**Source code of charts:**
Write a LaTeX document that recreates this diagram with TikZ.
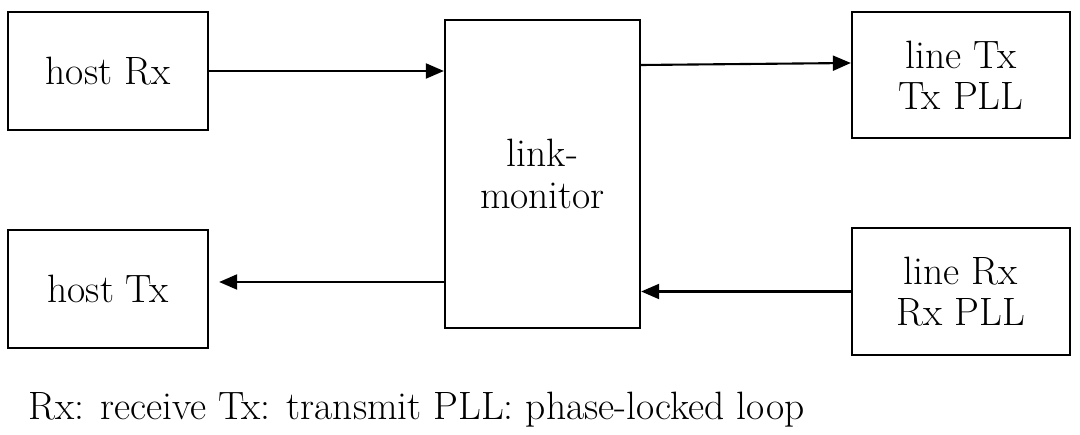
\documentclass[tikz,border=0pt]{standalone}
\usepackage{tikz}
\usetikzlibrary{arrows.meta,positioning}
\tikzstyle{hostbox} = [rectangle, draw=black, line width=1.3pt, minimum width=4.0cm, minimum height=2.36cm, align=center, font=\fontsize{22.5}{23.5}\selectfont]
\tikzstyle{linebox} = [rectangle, draw=black, line width=1.3pt, minimum width=4.36cm, minimum height=2.53cm, align=center, font=\fontsize{22.5}{23.5}\selectfont]
\tikzstyle{monitorbox} = [rectangle, draw=black, line width=1.3pt, minimum width=3.9cm, minimum height=6.16cm, align=center, font=\fontsize{22.5}{23.5}\selectfont]
\tikzstyle{arrow} = [line width=1.2pt,-{Triangle[length=0.36cm,width=0.3cm]}]

\begin{document}
\begin{tikzpicture}
\useasboundingbox (0,0) rectangle (21.6,-8.7);
\node (hostrx) [hostbox] at (2.16,-1.42) {host Rx};
\node (hosttx) [hostbox, below of=hostrx, yshift=-3.36cm] {host Tx};
\node (monitor) [monitorbox] at (10.85,-3.48) {link-\\monitor};
\node (linetx) [linebox] at (19.22,-1.5) {line Tx\\Tx PLL};
\node (linerx) [linebox, below of=linetx, yshift=-3.33cm] {line Rx\\Rx PLL};
%arrows
\draw [arrow] (hostrx.east) -- (hostrx.east -| monitor.west);
\draw [arrow] ([yshift=0.2cm]monitor.east |- linetx.west) -- ([yshift=0.24cm]linetx.west);
\draw [arrow, shorten >=0.2cm] ([yshift=0.14cm]monitor.west |- hosttx.east) -- ([yshift=0.14cm]hosttx.east);
\draw [arrow] (linerx.west) -- (linerx.west -| monitor.east);
%legend
\node (legend) [anchor=west, inner sep=0pt, font=\fontsize{22.5}{25}\selectfont] at (0.56,-8.2) {Rx: receive Tx: transmit PLL: phase-locked loop};
\end{tikzpicture}
\end{document}
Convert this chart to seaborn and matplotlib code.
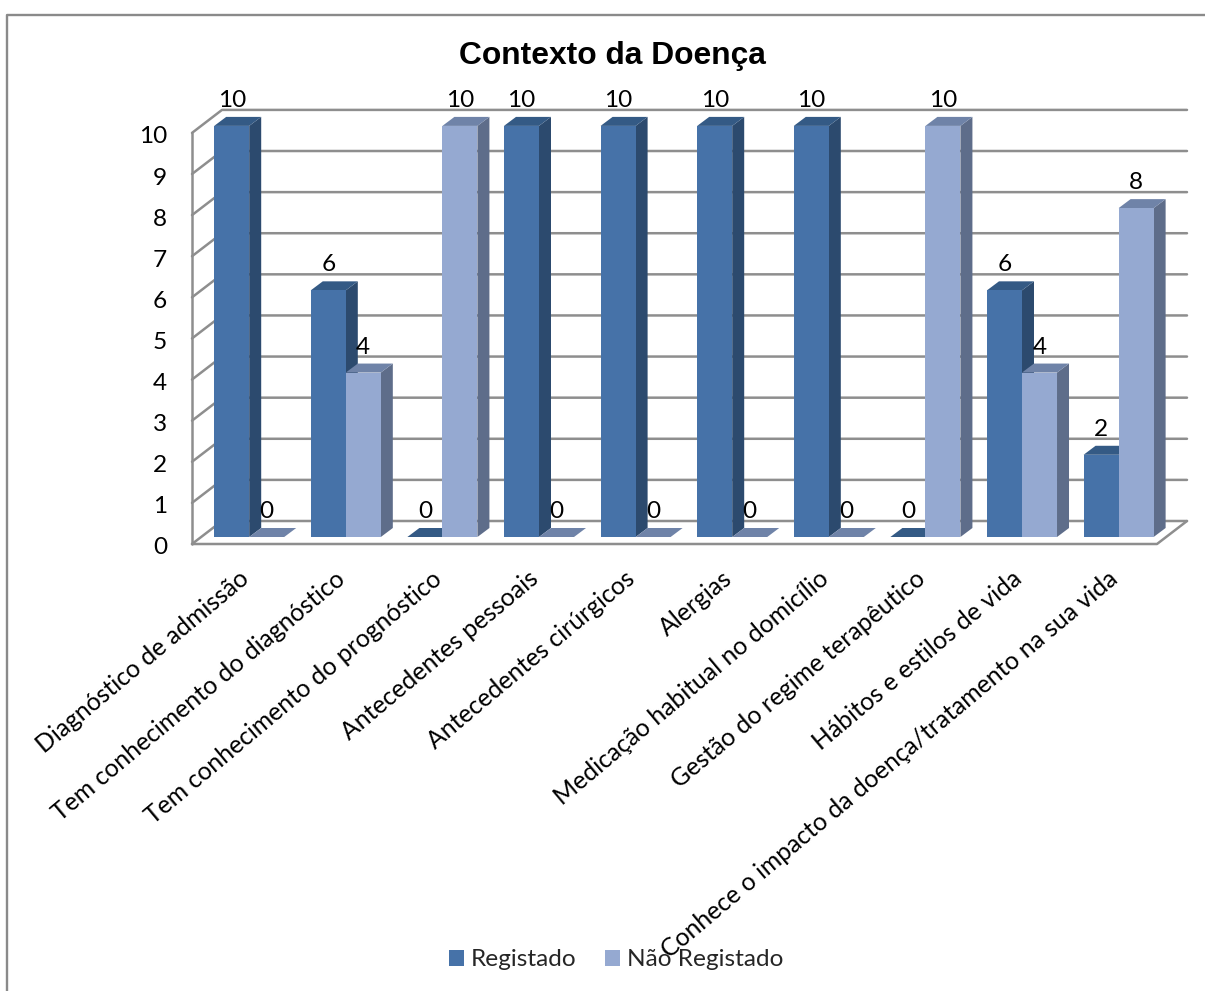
import matplotlib
matplotlib.use("Agg")
import matplotlib.pyplot as plt
from matplotlib.patches import Polygon, Rectangle
from matplotlib.transforms import Affine2D
import pandas as pd
import seaborn as sns

categories = ["Diagnóstico de admissão", "Tem conhecimento do diagnóstico",
              "Tem conhecimento do prognóstico", "Antecedentes pessoais",
              "Antecedentes cirúrgicos", "Alergias",
              "Medicação habitual no domicílio", "Gestão do regime terapêutico",
              "Hábitos e estilos de vida",
              "Conhece o impacto da doença/tratamento na sua vida"]
registado = [10, 6, 0, 10, 10, 10, 10, 0, 6, 2]
nao_registado = [0, 4, 10, 0, 0, 0, 0, 10, 4, 8]
series_names = ["Registado", "Não Registado"]
title = "Contexto da Doença"

FRONT = ["#4672A8", "#95A9D1"]
SIDE = ["#2C4A6E", "#5E6D8A"]
TOP = ["#345A85", "#6F83A8"]
GRID = "#8E8E8E"
W, H = 1205, 991
FONT = "Lato"
FS = 17.6

sns.set_theme(style="white")
plt.rcParams["font.family"] = FONT

df = pd.DataFrame({
    "cat": categories * 2,
    "val": registado + nao_registado,
    "serie": [series_names[0]] * 10 + [series_names[1]] * 10,
})

fig = plt.figure(figsize=(W / 100, H / 100), dpi=100, facecolor="white")
# axes box: front plane of the bars
L, R, T, B = 200.9, 1166.9, 125.9, 537.0
ax = fig.add_axes([L / W, 1 - B / H, (R - L) / W, (B - T) / H])
sns.barplot(data=df, x="cat", y="val", hue="serie", palette=FRONT, width=0.725,
            dodge=True, gap=0, saturation=1, ax=ax, legend=False, zorder=5)
ax.set_xlim(-0.5, 9.5)
ax.set_ylim(0, 10)
ax.set_yticks(range(11))
ax.set_xlabel("")
ax.set_ylabel("")
for s in ax.spines.values():
    s.set_visible(False)
ax.patch.set_alpha(0)

ux = 1 / 96.6   # data units per pixel
uy = 10 / (B - T)

# frame of the picture
fig.add_artist(plt.Line2D([7.5 / W, 7.5 / W, 1], [0, 1 - 14.5 / H, 1 - 14.5 / H],
                          color="#8A8A8A", lw=1.7, transform=fig.transFigure))

# walls
lw = 1.8
kw = dict(color=GRID, lw=lw, clip_on=False, zorder=1, solid_capstyle="round")
x_fl = -0.5 - 8.9 * ux          # front-left corner
x_bl = x_fl + 30 * ux           # back-left
x_fr = 9.5 - 9.9 * ux           # front-right
x_br = x_fr + 30 * ux
y_f = -7 * uy                   # shift of front plane of the floor
y_b = 16 * uy                   # shift of back plane
for v in range(11):
    ax.plot([x_fl, x_bl, x_br], [v + y_f, v + y_b, v + y_b], **kw)
ax.plot([x_fl, x_fl], [y_f, 10 + y_f], **kw)
ax.plot([x_fl, x_fr, x_br], [y_f, y_f, y_b], **kw)

# 3D sides of bars
dx = 12 * ux
dy = 9 * uy
n = len(categories)
for si, cont in enumerate(ax.containers):
    for bar in cont:
        x0, w, h = bar.get_x(), bar.get_width(), bar.get_height()
        x1 = x0 + w
        z = 4 + si
        ax.add_patch(Polygon([(x1, 0), (x1 + dx, dy), (x1 + dx, h + dy), (x1, h)],
                             fc=SIDE[si], ec="none", clip_on=False, zorder=z))
        ax.add_patch(Polygon([(x0, h), (x1, h), (x1 + dx, h + dy), (x0 + dx, h + dy)],
                             fc=TOP[si], ec="none", clip_on=False, zorder=z))
        bar.set_zorder(z + 0.5)
        bar.set_edgecolor("none")
        bar.set_clip_on(False)
        ax.annotate(f"{int(h)}", (x0 + w / 2, h), xytext=(0, 18.3), textcoords="offset points",
                    ha="center", va="center", fontsize=FS, color="black", zorder=20,
                    annotation_clip=False)

# ticks
ax.tick_params(axis="both", length=0, labelcolor="black")
ax.tick_params(axis="y", labelsize=FS, pad=0)
for lab in ax.get_yticklabels():
    lab.set_transform(lab.get_transform() + Affine2D().translate(-34, -9))
ax.set_xticks(range(n))
ax.set_xticklabels(categories, rotation=40, ha="right", va="top",
                   rotation_mode="anchor", fontsize=17.85)
for lab in ax.get_xticklabels():
    lab.set_transform(lab.get_transform() + Affine2D().translate(-11, -25))

fig.text(612 / W, 1 - 56 / H, title, ha="center", va="center", fontsize=22.9,
         fontweight="bold", family="Liberation Sans", color="black")

# legend
handles = [Rectangle((0, 0), 1, 1, fc=c, ec="none") for c in FRONT]
fig.legend(handles, series_names, loc="center", bbox_to_anchor=(616 / W, 1 - 960 / H),
           ncol=2, frameon=False, fontsize=FS, handlelength=0.61, handleheight=0.61,
           handletextpad=0.28, columnspacing=1.17, borderpad=0, borderaxespad=0)

fig.savefig("out.png", dpi=100, facecolor="white")
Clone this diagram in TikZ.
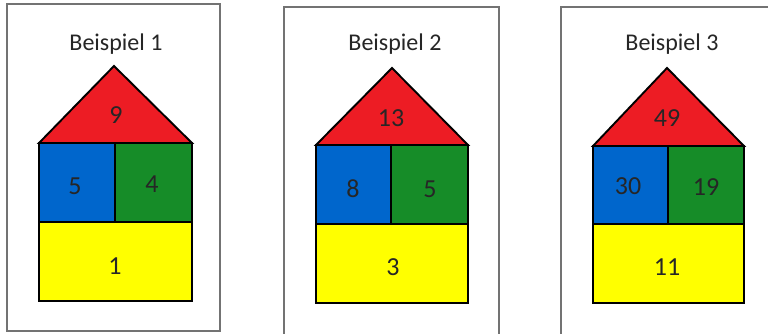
\documentclass[tikz,border=0pt]{standalone}
\usepackage{fontspec}
\setmainfont{Carlito}
\definecolor{roofred}{RGB}{237,28,36}
\definecolor{wallblue}{RGB}{0,102,204}
\definecolor{wallgreen}{RGB}{22,140,40}
\definecolor{floory}{RGB}{255,255,0}
\begin{document}
\begin{tikzpicture}[x=1pt,y=1pt,
	card/.style={draw=gray!90!black,line width=1.3pt},
	part/.style={draw=black,line width=1.9pt,line join=miter},
	title/.style={font=\fontsize{24}{28}\selectfont,text=black!85},
	num/.style={font=\fontsize{26}{30}\selectfont,text=black!85}]
		\useasboundingbox (0,0) rectangle (768,334);
		\clip (0,0) rectangle (768,334);
		\fill[white] (0,0) rectangle (768,334);
		
		% Beispiel 1
		\draw[card] (7,330) rectangle (220,3);
		\filldraw[part,fill=roofred] (39,191) -- (114,268) -- (192,191) -- cycle;
		\filldraw[part,fill=wallblue] (39,191) rectangle (115,112);
		\filldraw[part,fill=wallgreen] (115,191) rectangle (192,112);
		\filldraw[part,fill=floory] (39,112) rectangle (192,33);
		\node[title] (title1) at (116,290) {Beispiel 1};
		\node[num] (roof1) at (116,219) {9};
		\node[num] (left1) at (75,148) {5};
		\node[num] (right1) at (152,150) {4};
		\node[num] (floor1) at (115,68) {1};
		
		% Beispiel 2
		\draw[card] (284,327) rectangle (499,-2);
		\filldraw[part,fill=roofred] (316,189) -- (392,266) -- (468,189) -- cycle;
		\filldraw[part,fill=wallblue] (316,189) rectangle (391,110);
		\filldraw[part,fill=wallgreen] (391,189) rectangle (468,110);
		\filldraw[part,fill=floory] (316,110) rectangle (468,31);
		\node[title] (title2) at (395,290) {Beispiel 2};
		\node[num] (roof2) at (391,216) {13};
		\node[num] (left2) at (353,145) {8};
		\node[num] (right2) at (430,145) {5};
		\node[num] (floor2) at (393,67) {3};
		
		% Beispiel 3
		\draw[card] (561,327) rectangle (780,-2);
		\filldraw[part,fill=roofred] (593,188) -- (667,266) -- (744,188) -- cycle;
		\filldraw[part,fill=wallblue] (593,188) rectangle (668,110);
		\filldraw[part,fill=wallgreen] (668,188) rectangle (744,110);
		\filldraw[part,fill=floory] (593,110) rectangle (744,31);
		\node[title] (title3) at (672,290) {Beispiel 3};
		\node[num] (roof3) at (667,216) {49};
		\node[num] (left3) at (628,148) {30};
		\node[num] (right3) at (706,147) {19};
		\node[num] (floor3) at (667,67) {11};
	\end{tikzpicture}
\end{document}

**Directions:**
Take out nothing but the lines from the one containing "Clone this diagram in TikZ." to the one containing "(floor1) at (115,68)", inclusive, retyped exactly. Drop the pictures.

**Full output:**
Clone this diagram in TikZ.
\documentclass[tikz,border=0pt]{standalone}
\usepackage{fontspec}
\setmainfont{Carlito}
\definecolor{roofred}{RGB}{237,28,36}
\definecolor{wallblue}{RGB}{0,102,204}
\definecolor{wallgreen}{RGB}{22,140,40}
\definecolor{floory}{RGB}{255,255,0}
\begin{document}
\begin{tikzpicture}[x=1pt,y=1pt,
	card/.style={draw=gray!90!black,line width=1.3pt},
	part/.style={draw=black,line width=1.9pt,line join=miter},
	title/.style={font=\fontsize{24}{28}\selectfont,text=black!85},
	num/.style={font=\fontsize{26}{30}\selectfont,text=black!85}]
		\useasboundingbox (0,0) rectangle (768,334);
		\clip (0,0) rectangle (768,334);
		\fill[white] (0,0) rectangle (768,334);
		
		% Beispiel 1
		\draw[card] (7,330) rectangle (220,3);
		\filldraw[part,fill=roofred] (39,191) -- (114,268) -- (192,191) -- cycle;
		\filldraw[part,fill=wallblue] (39,191) rectangle (115,112);
		\filldraw[part,fill=wallgreen] (115,191) rectangle (192,112);
		\filldraw[part,fill=floory] (39,112) rectangle (192,33);
		\node[title] (title1) at (116,290) {Beispiel 1};
		\node[num] (roof1) at (116,219) {9};
		\node[num] (left1) at (75,148) {5};
		\node[num] (right1) at (152,150) {4};
		\node[num] (floor1) at (115,68) {1};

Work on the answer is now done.